Woohoo!
...
So we have a linear model:
W*X + b = Y
Let's say X is one of the images that we're feeding in, to see what letter it is. (I.e., we're trying to predict the letter given the intensity of the pixels.)
W and b are arrays full of parameters that are used to transform our raw data into Y, our logits. ('Logits' are like pre-predictions. We use the logits to create probabilities for each class -- each letter.)
Since W and b are arrays, they have many parameters in them that can be tuned in order to create accurate predictions. How many parameters? Let's figure it out...
X is a 28x28 array of image pixels that we're feeding in.
There are ten possible output classes for Y in our case, the letters 'A' through 'J'. So Y is a 10x1 array.
So, we start with a 28x28 array, and we need to multiply by W and add b to get a 10x1 array. Adding arrays together doesn't change the dimensions, so it's really W that's going to be doing our transformation here.
Matrix multiplication follows this rule for calculating input and output dimensions:
mxn * nxr = mxr
Notice that the 'inside' dimensions need to be the same, and the new array has the shape of the 'outside' dimensions.
So we need...
mx28 * 28x28 =? 10,1
This isn't going to work, because we're going to get an output array of mx28. We can get around this by 'flattening' our 28x28 array into an 784x1 array, which conveniently is done via X.flatten(). (784 is 28 squared -- we're essentially just laying all of the rows end to end.)
So now our flattened input image array is 784x1. Let's try again:
mx784 * 784*1 = 10,1
So our m needs to be 10 in order to get the right output dimensions.
10x784 * 784*1 = 10,1
Perfect!
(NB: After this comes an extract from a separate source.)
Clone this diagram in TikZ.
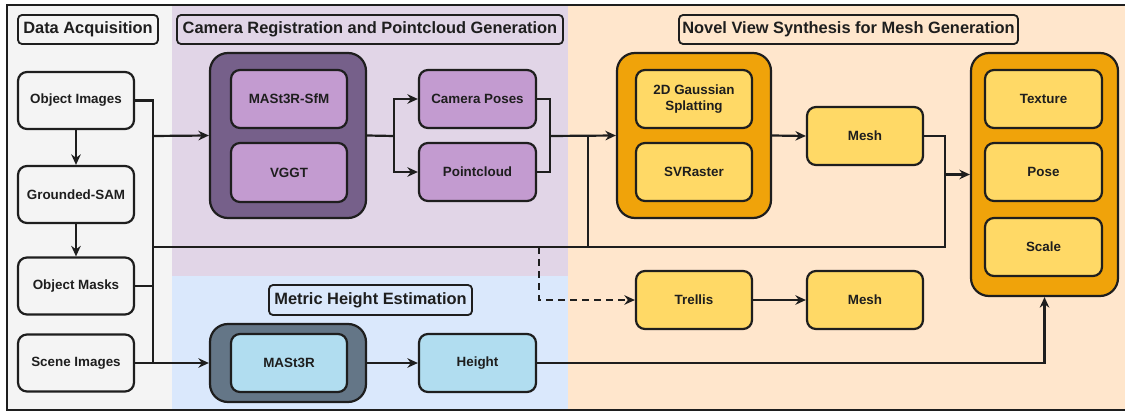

And since we're adding b after multiplying W and X, b will be the same dimensions as our final output, 10x1. Here are our dimensions for the arrays:
W.shape == (10,784)
X.shape == (784,1)
b.shape == (10,)
Y.shape == (10,)
Awesome!
(Note: Matrix multiplication isn't commutative, so we need to multiply WX in that order -- not XW. If we wanted to switch the order, we could just flip the dimensions of X and W. For X, it's as simple as flattening the array and then taking the transpose via np.transpose or even just X.T.)
Here's some example code:
import numpy as np
X = np.random.rand(28,28) #fake image
X_flatten = X.flatten() #now a 781x1 array
W = np.random.rand(10,784) #array of 7840 parameters
b = np.random.rand(10) #array of 10 parameters
Y = np.dot(W,X_flatten) + b
(Note: need to dig into array dimensions a little more to understand how they flip between one and two dimensions, such as becoming a '10,' shaped array vs. a '1,10' or '10,1' shaped array.)